The Scarlet Seal
Created by Manning de Villeneuve Lee

NAME + ALIASES:
Barry Moore
KNOWN RELATIVES:
Capt. Pat Moore (father)
FIRST APPEARANCE: Smash Comics #16 (Nov. 1940)
APPEARANCES:
Smash Comics #16–24 (Nov. 1940–July
1941)
ThThe “Scarlet Seal” feature borrowed conventions from popular fictional Chinese characters of the day such as Charlie Chan, except that the lead character was Caucasian. The Seal’s adversary, Manchu Sing, from Smash #18 is also a ringer for Fu Manchu. The Scarlet Seal was depicted with pale yellow skin, a common convention for Asian characters in comics of the time. This feature sported great artwork, but the text slipped through “Quality control.” Early features have punctuation problems that require a double take.

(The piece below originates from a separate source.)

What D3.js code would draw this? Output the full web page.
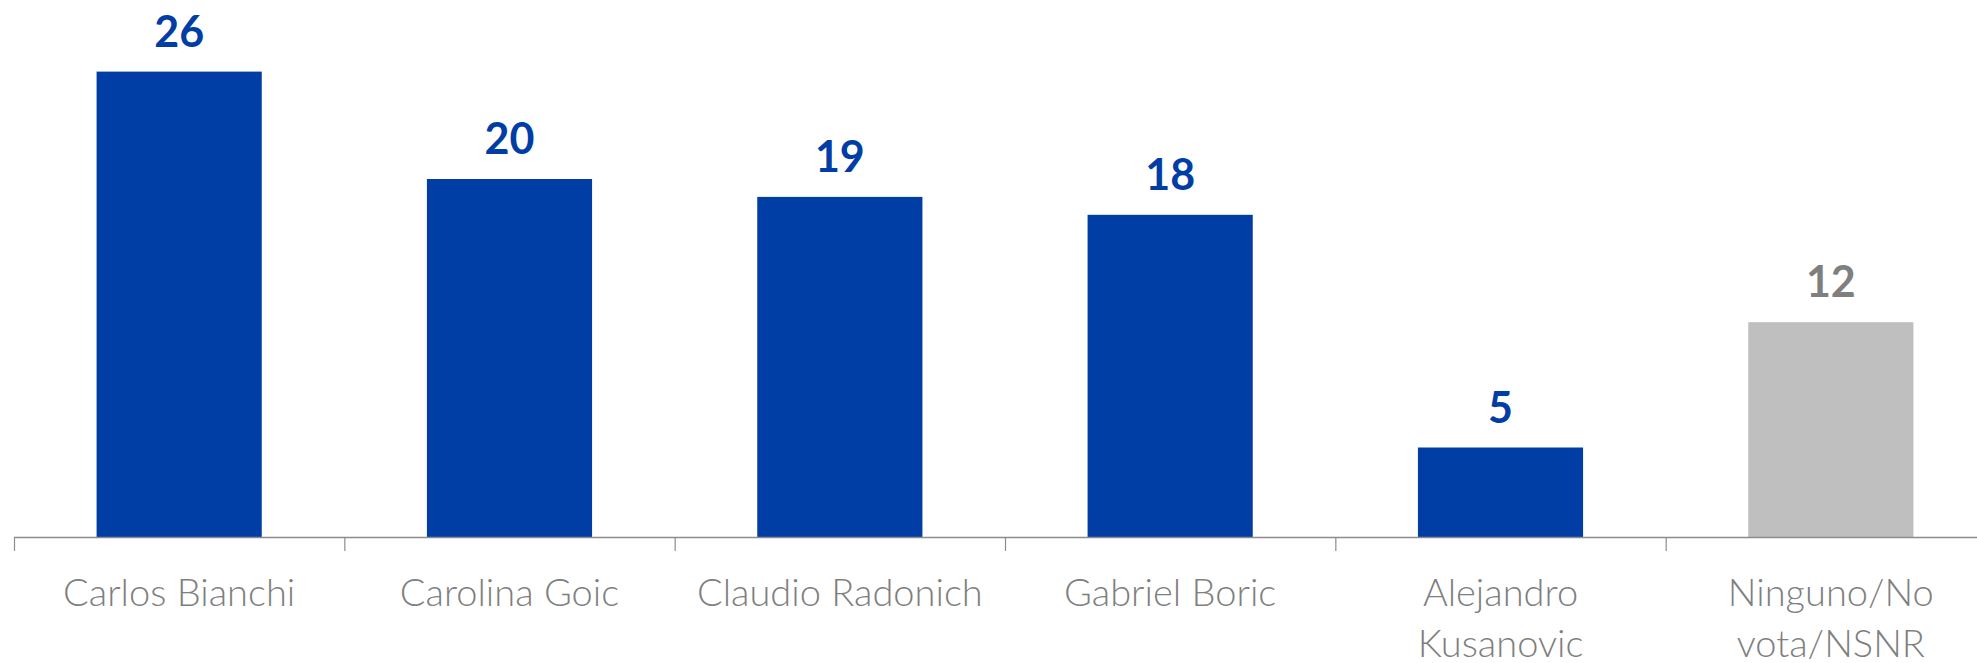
<!DOCTYPE html>
<html>
<head>
<meta charset="utf-8">
<script src="https://cdn.jsdelivr.net/npm/d3@7"></script>
<style>
  html, body { margin: 0; padding: 0; background: #fff; }
  svg { display: block; }
</style>
</head>
<body>
<svg id="canvas"></svg>
<script>
let categories = ['Carlos Bianchi', 'Carolina Goic', 'Claudio Radonich', 'Gabriel Boric', 'Alejandro Kusanovic', 'Ninguno/No vota/NSNR']
let values = [26, 20, 19, 18, 5, 12]
let isOther = [false, false, false, false, false, true]

let width = 1977
let height = 663
let baseline = 537

let blue = '#003DA5'
let grey = '#BFBFBF'
let greyText = '#7F7F7F'
let axisColor = '#8C8C8C'

let canvas = d3.select('#canvas')
               .attr('width', width)
               .attr('height', height)

let xScale = d3.scaleBand()
               .domain(categories)
               .range([14, 1996])
               .paddingInner(0.5)
               .paddingOuter(0.25)

let yScale = d3.scaleLinear()
               .domain([0, 30])
               .range([baseline, 0])

// bars
canvas.selectAll('rect.bar')
      .data(categories)
      .enter()
      .append('rect')
      .attr('class', 'bar')
      .attr('x', (d) => xScale(d))
      .attr('width', xScale.bandwidth())
      .attr('y', (d, i) => yScale(values[i]))
      .attr('height', (d, i) => baseline - yScale(values[i]))
      .attr('fill', (d, i) => isOther[i] ? grey : blue)

// value labels
canvas.selectAll('text.value')
      .data(categories)
      .enter()
      .append('text')
      .attr('class', 'value')
      .attr('x', (d) => xScale(d) + xScale.bandwidth() / 2)
      .attr('y', (d, i) => yScale(values[i]) - 25)
      .attr('text-anchor', 'middle')
      .style('font-family', 'Lato, "Open Sans", sans-serif')
      .style('font-weight', 'bold')
      .style('font-size', '43px')
      .attr('fill', (d, i) => isOther[i] ? greyText : blue)
      .text((d, i) => values[i])

// category axis: line with ticks at band boundaries
let step = xScale.step()
let start = xScale.range()[0]
canvas.append('line')
      .attr('x1', start)
      .attr('x2', width)
      .attr('y1', baseline + 0.5)
      .attr('y2', baseline + 0.5)
      .attr('stroke', axisColor)
      .attr('stroke-width', 1.5)

canvas.selectAll('line.tick')
      .data(d3.range(categories.length + 1))
      .enter()
      .append('line')
      .attr('class', 'tick')
      .attr('x1', (i) => start + i * step + 0.5)
      .attr('x2', (i) => start + i * step + 0.5)
      .attr('y1', baseline)
      .attr('y2', baseline + 14)
      .attr('stroke', axisColor)
      .attr('stroke-width', 1.2)

// category labels, wrapped to fit one step
let labels = canvas.selectAll('text.cat')
      .data(categories)
      .enter()
      .append('text')
      .attr('class', 'cat')
      .attr('x', (d) => xScale(d) + xScale.bandwidth() / 2)
      .attr('y', 606)
      .attr('text-anchor', 'middle')
      .style('font-family', 'Lato, "Open Sans", sans-serif')
      .style('font-weight', 300)
      .style('font-size', '38px')
      .attr('fill', greyText)

labels.each(function (d) {
    let text = d3.select(this)
    let words = d.split(' ')
    let lines = []
    let line = []
    let tspan = text.append('tspan')
    words.forEach((w) => {
        line.push(w)
        tspan.text(line.join(' '))
        if (tspan.node().getComputedTextLength() > step - 10 && line.length > 1) {
            line.pop()
            lines.push(line.join(' '))
            line = [w]
        }
        tspan.text(line.join(' '))
    })
    lines.push(line.join(' '))
    tspan.remove()
    let x = text.attr('x')
    lines.forEach((l, i) => {
        text.append('tspan')
            .attr('x', x)
            .attr('dy', i === 0 ? 0 : 51)
            .text(l)
    })
})
</script>
</body>
</html>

The alter ego “Barry Moore” is a play on the famous screen actor family, the Barrymores.
Before fighting crime, Barry Moore was a top character actor in the movies. After finishing the film Oriental Horror, Moore went to work for his father, Capt. Pat Moore, in the police department. Barry quickly took to solving crimes disguised as a Chinese-American called the Scarlet Seal, who always left a red circular stamp upon his adversaries. In the beginning, Moore thought nothing of hopping out of a cab and entering through the front door of his secret lab (a fake store front). (Smash Comics #16)
Moore’s fortune financed his capers, and procured props such as firecrackers and flash powder. He was also adept with jujutsu.
The Scarlet Seal was successful in negotiating a resolution between two Chinese “tongs” (or secret organizations) to prevent a war between them. The war had been designed by a Fifth Columnist who was killed in the end by the Chinese, but the Scarlet Seal took the blame for the killing. (#18)
Some of the Seal’s adventures were dizzying 12-panel-per-page goose chases. In one, he invented a complex scheme to save his father’s job, which was on the line because the Captain had failed to catch the Scarlet Seal. (#22)
He took the law into his own hands to stop the murderous embalmer Morta, who was killing young women and posing them as lifelike sculptures. (#23) Just as his feature came to an end, the Scarlet Seal met love interest Judy Wilson while protecting her brother Henry from mobsters. (#24)
Notes
Manning de Villeneuve Lee’s byline appears only on the Scarlet Seal’s very first adventure. Lee was an accomplished fine artist and book illustrator who specialized in historical subjects—which showed in the fine rendering of his figures in Smash #16. Afterward, the Grand Comics Database falsely credits the feature to Harry Francis Campbell. The art does not resemble Campbell’s. The features were signed “Duane Byrd Monroe,” a pen name for which no references can be found.
Powers
The Scarlet Seal had no super-human powers.